Washington D.C., Jan 5, 2011 / 22:43 pm
The new president of the U.S. Catholic bishops' conference, Archbishop Timothy Dolan, announced Jan. 5 that he appointed Bishop Salvatore Cordileone of Oakland, California as chairman of the conference's Ad Hoc Committee for the Defense of Marriage.
Bishop Cordileone succeeds Archbishop Joseph Kurtz of Louisville, Kentucky, who was elected vice president of the conference at the bishops' assembly in Baltimore this past November.
“I am grateful for the leadership of Archbishop Kurtz and humbled by this opportunity to serve the bishops of the United States, the Church and our country on this most vital and defining issue of our day,” Bishop Cordileone said.
“Marriage and the family are the essential coordinates for society. How well we as a society protect and promote marriage and the family is the measure of how well we stand for the inviolable dignity and good of every individual in our society, without exception.”
Bishop Cordileone also serves as a member of the bishops' Committee on Canonical Affairs and Church Governance.

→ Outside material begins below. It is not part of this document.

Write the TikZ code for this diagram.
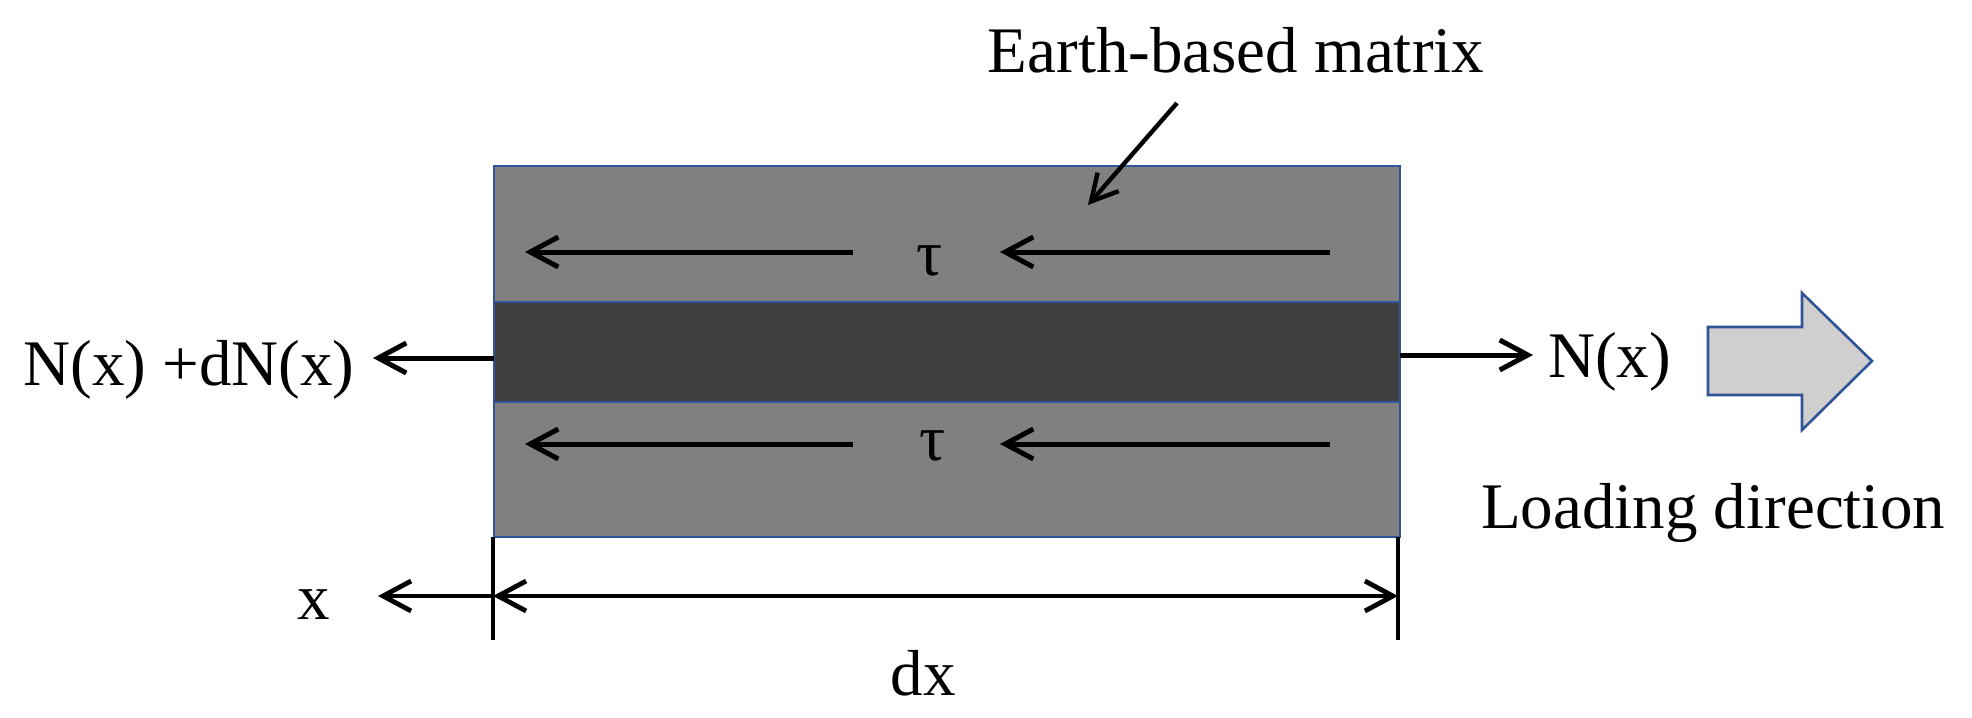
\documentclass[tikz,border=0pt]{standalone}
\usepackage{fontspec}
\setmainfont{Liberation Serif}
\usetikzlibrary{arrows.meta}
\definecolor{matrixgray}{HTML}{808080}
\definecolor{coregray}{HTML}{404040}
\definecolor{edgeblue}{HTML}{2F5597}
\definecolor{loadfill}{HTML}{D0CECE}
\begin{document}
\begin{tikzpicture}[x=0.5pt,y=-0.5pt,
  font=\fontsize{32.5}{39}\selectfont,
  lbl/.style={inner sep=0pt, anchor=base},
  force/.style={line width=2.5pt, -{Straight Barb[length=14pt,width=15pt]}},
  dimarrow/.style={line width=2.4pt, -{Straight Barb[length=14pt,width=15pt]}},
  dimboth/.style={line width=2.4pt, {Straight Barb[length=14pt,width=15pt]}-{Straight Barb[length=14pt,width=15pt]}},
  tick/.style={line width=2.4pt},
  layer/.style={draw=edgeblue, line width=1.3pt}]
\useasboundingbox (0,0) rectangle (1972,718);

% specimen
\draw[layer, fill=matrixgray] (494,166) rectangle (1400,537);
\draw[layer, fill=coregray] (494,302) rectangle (1400,402);

% shear arrows and tau labels
\coordinate (uL1) at (853,252); \coordinate (uL2) at (525,252);
\coordinate (uR1) at (1330,252); \coordinate (uR2) at (1000,252);
\coordinate (lL1) at (853,444); \coordinate (lL2) at (525,444);
\coordinate (lR1) at (1330,444); \coordinate (lR2) at (1000,444);
\draw[force] (uL1) -- (uL2);
\draw[force] (uR1) -- (uR2);
\draw[force] (lL1) -- (lL2);
\draw[force] (lR1) -- (lR2);
\node[lbl] (tauU) at (930,275) {τ};
\node[lbl] (tauL) at (933,460) {τ};

% axial forces
\coordinate (lfS) at (494,358); \coordinate (lfE) at (373,358);
\coordinate (rfS) at (1400,355); \coordinate (rfE) at (1533,355);
\draw[force] (lfS) -- (lfE);
\draw[force] (rfS) -- (rfE);
\node[lbl, anchor=base east] (Nleft) at (355,385) {N(x) +dN(x)};
\node[lbl, anchor=base west] (Nright) at (1548,377) {N(x)};

% earth-based matrix label
\node[lbl] (em) at (1236,72) {Earth-based matrix};
\coordinate (emS) at (1177,103); \coordinate (emE) at (1088,205);
\draw[line width=2.2pt, -{Straight Barb[length=13pt,width=14pt]}] (emS) -- (emE);

% loading direction
\draw[draw=edgeblue, fill=loadfill, line width=1.3pt]
  (1708,327) -- (1802,327) -- (1802,293) -- (1872,361) -- (1802,430) -- (1802,395) -- (1708,395) -- cycle;
\node[lbl] (ld) at (1713,528) {Loading direction};

% dimensions
\coordinate (t1a) at (493,537); \coordinate (t1b) at (493,640);
\coordinate (t2a) at (1398,537); \coordinate (t2b) at (1398,640);
\draw[tick] (t1a) -- (t1b);
\draw[tick] (t2a) -- (t2b);
\coordinate (dxL) at (493,596); \coordinate (dxR) at (1398,596);
\coordinate (xE) at (378,596);
\draw[dimboth] (dxL) -- (dxR);
\draw[dimarrow] (dxL) -- (xE);
\node[lbl] (xl) at (314,619) {x};
\node[lbl] (dxl) at (923,695) {dx};
\end{tikzpicture}
\end{document}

During his time as the Bishop of Oakland he has worked to preserve the traditional definition of marriage. His work has been high profile because of the adoption of Proposition 8—the successful ballot initiative that defined marriage as being between one man and one woman—and subsequent legal efforts to overturn it.

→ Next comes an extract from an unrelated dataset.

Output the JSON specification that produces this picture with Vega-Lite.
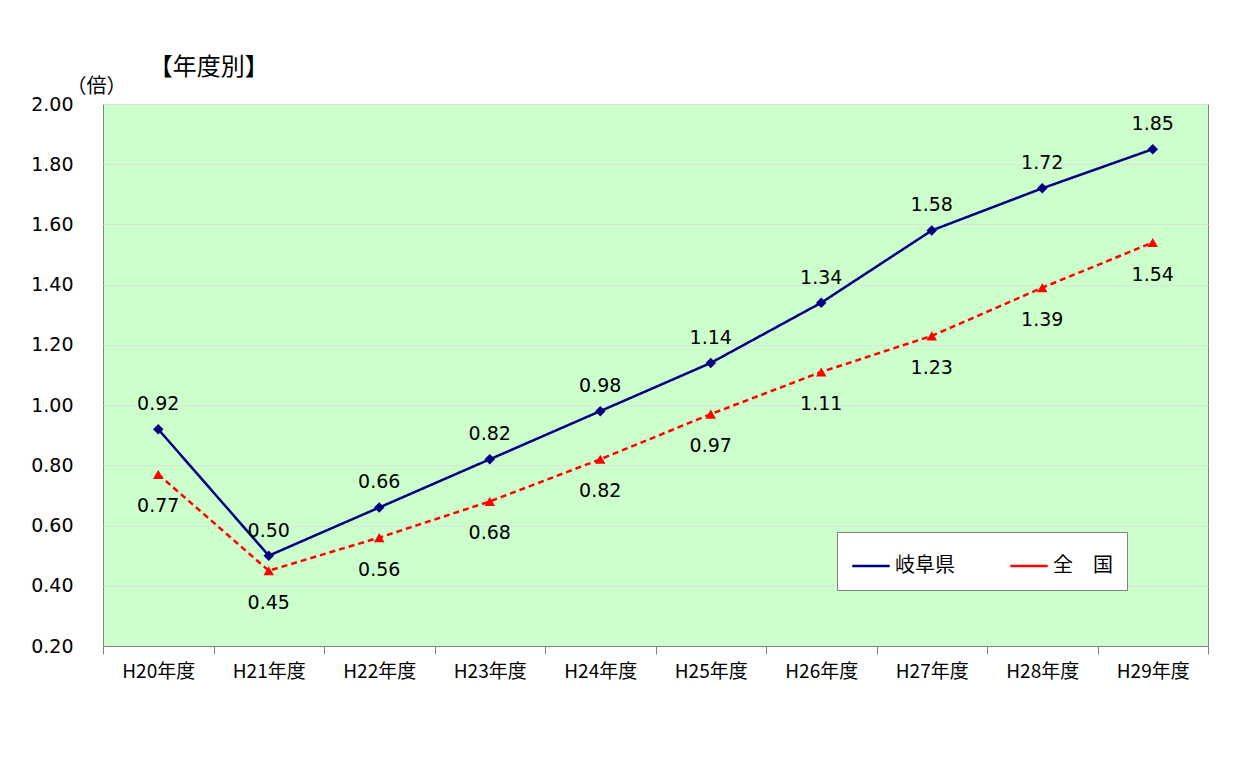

“The consequences for our future – especially that of our nation’s children – cannot be greater and must not be ignored,” Bishop Cordileone said on Jan. 5.

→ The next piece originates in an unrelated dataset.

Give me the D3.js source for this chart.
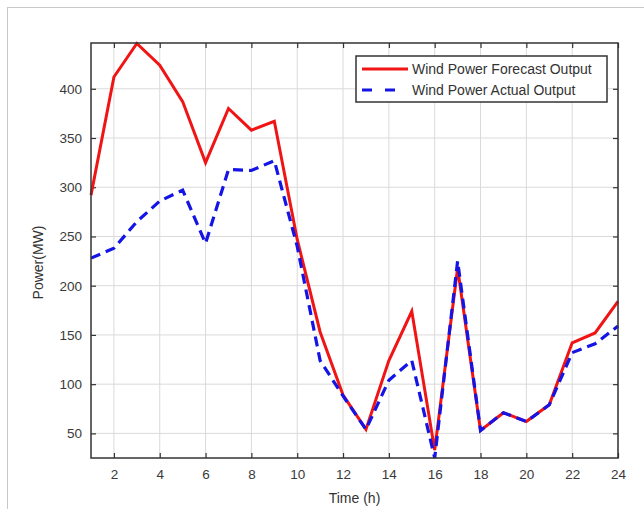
<!DOCTYPE html>
<html>
<head>
<meta charset="utf-8">
<script src="https://cdn.jsdelivr.net/npm/d3@7"></script>
<style>
  body { margin: 0; background: #fff; }
  text { font-family: 'Liberation Sans', Arial, sans-serif; }
</style>
</head>
<body>
<div id="chart"></div>
<script>
let hours = [1, 2, 3, 4, 5, 6, 7, 8, 9, 10, 11, 12, 13, 14, 15, 16, 17, 18, 19, 20, 21, 22, 23, 24]
let forecast = [292, 412, 446, 424, 387, 325, 380, 358, 367, 247, 153, 89, 54, 124, 174, 33, 218, 53, 71, 62, 79, 142, 152, 184]
let actual = [228, 238, 265, 286, 297, 243, 318, 317, 327, 240, 124, 88, 54, 104, 124, 25, 225, 53, 71, 62, 79, 132, 141, 159]
let xTicks = [2, 4, 6, 8, 10, 12, 14, 16, 18, 20, 22, 24]
let yTicks = [50, 100, 150, 200, 250, 300, 350, 400]
let seriesNames = ['Wind Power Forecast Output', 'Wind Power Actual Output']

let width = 644, height = 509
let margin = {left: 91, right: 26, top: 43, bottom: 51}
let w = width - margin.left - margin.right
let h = height - margin.top - margin.bottom

let svg = d3.select('#chart')
.append('svg')
.attr('width', width)
.attr('height', height)

// outer frame of the figure
svg.append('rect')
.attr('x', 7.5)
.attr('y', 7.5)
.attr('width', width)
.attr('height', height)
.attr('fill', 'none')
.style('stroke', '#c8c8c8')
.style('stroke-width', 1)

let x = d3.scaleLinear().domain([1, 24]).range([0, w])
let y = d3.scaleLinear().domain([25, 446.5]).range([h, 0])

let g = svg.append('g')
.attr('transform', `translate(${margin.left},${margin.top})`)

// grid
g.append('g')
.attr('class', 'grid')
.selectAll('line.vx')
.data(xTicks)
.join('line')
.attr('x1', d => x(d)).attr('x2', d => x(d))
.attr('y1', 0).attr('y2', h)
.style('stroke', '#dadada')
.style('stroke-width', 1)

g.append('g')
.attr('class', 'grid')
.selectAll('line.hy')
.data(yTicks)
.join('line')
.attr('x1', 0).attr('x2', w)
.attr('y1', d => y(d)).attr('y2', d => y(d))
.style('stroke', '#dadada')
.style('stroke-width', 1)

// axes with inward ticks
let styleAxis = sel => {
    sel.select('.domain').remove()
    sel.selectAll('.tick line').style('stroke', '#333').style('stroke-width', 1.2)
    sel.selectAll('.tick text')
    .style('font-size', '13.5px')
    .style('fill', '#3a3a3a')
    .attr('font-family', null)
}

g.append('g')
.attr('transform', `translate(0,${h})`)
.call(d3.axisBottom(x).tickValues(xTicks).tickSizeInner(-5).tickSizeOuter(0).tickPadding(11))
.call(styleAxis)

g.append('g')
.call(d3.axisTop(x).tickValues(xTicks).tickSizeInner(-5).tickSizeOuter(0).tickFormat(''))
.call(styleAxis)

g.append('g')
.call(d3.axisLeft(y).tickValues(yTicks).tickSizeInner(-5).tickSizeOuter(0).tickPadding(9))
.call(styleAxis)

g.append('g')
.attr('transform', `translate(${w},0)`)
.call(d3.axisRight(y).tickValues(yTicks).tickSizeInner(-5).tickSizeOuter(0).tickFormat(''))
.call(styleAxis)

// lines
let line = d3.line()
.x((d, i) => x(hours[i]))
.y(d => y(d))

g.append('path')
.datum(forecast)
.attr('d', line)
.attr('fill', 'none')
.style('stroke', '#f01414')
.style('stroke-width', 3)
.style('stroke-linejoin', 'miter')

g.append('path')
.datum(actual)
.attr('d', line)
.attr('fill', 'none')
.style('stroke', '#1414e6')
.style('stroke-width', 3.2)
.style('stroke-dasharray', '10,6')

// plot box
g.append('rect')
.attr('width', w)
.attr('height', h)
.attr('fill', 'none')
.style('stroke', '#333')
.style('stroke-width', 1.5)

// axis labels
svg.append('text')
.attr('x', margin.left + w / 2)
.attr('y', 503)
.attr('text-anchor', 'middle')
.style('font-size', '14px')
.style('fill', '#333')
.text('Time (h)')

svg.append('text')
.attr('transform', `translate(43,${margin.top + h / 2 + 12}) rotate(-90)`)
.attr('text-anchor', 'middle')
.style('font-size', '14px')
.style('fill', '#333')
.text('Power(MW)')

// legend
let legend = svg.append('g')
.attr('transform', 'translate(356,56)')

legend.append('rect')
.attr('width', 251)
.attr('height', 46)
.attr('fill', '#fff')
.style('stroke', '#333')
.style('stroke-width', 1.5)

let legendItems = legend.selectAll('.item')
.data(seriesNames)
.join('g')
.attr('class', 'item')
.attr('transform', (d, i) => `translate(0,${13 + i * 21})`)

legendItems.append('line')
.attr('x1', 6).attr('x2', 52)
.attr('y1', 0).attr('y2', 0)
.style('stroke', (d, i) => i == 0 ? '#f01414' : '#1414e6')
.style('stroke-width', 3)
.style('stroke-dasharray', (d, i) => i == 0 ? null : '10,13')

legendItems.append('text')
.attr('x', 56)
.attr('y', 5)
.style('font-size', '14px')
.style('fill', '#333')
.text(d => d)
</script>
</body>
</html>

The Ad Hoc Committee was founded in 2008 with the help of the fraternal Catholic organization the Knights of Columbus. At the bishops' 2010 fall meeting, former conference president Cardinal Francis George of Chicago said that the Defense of Marriage group would move into a subcommittee under the bishops’ Committee on Laity, Marriage, Family Life and Youth during the first half of 2011.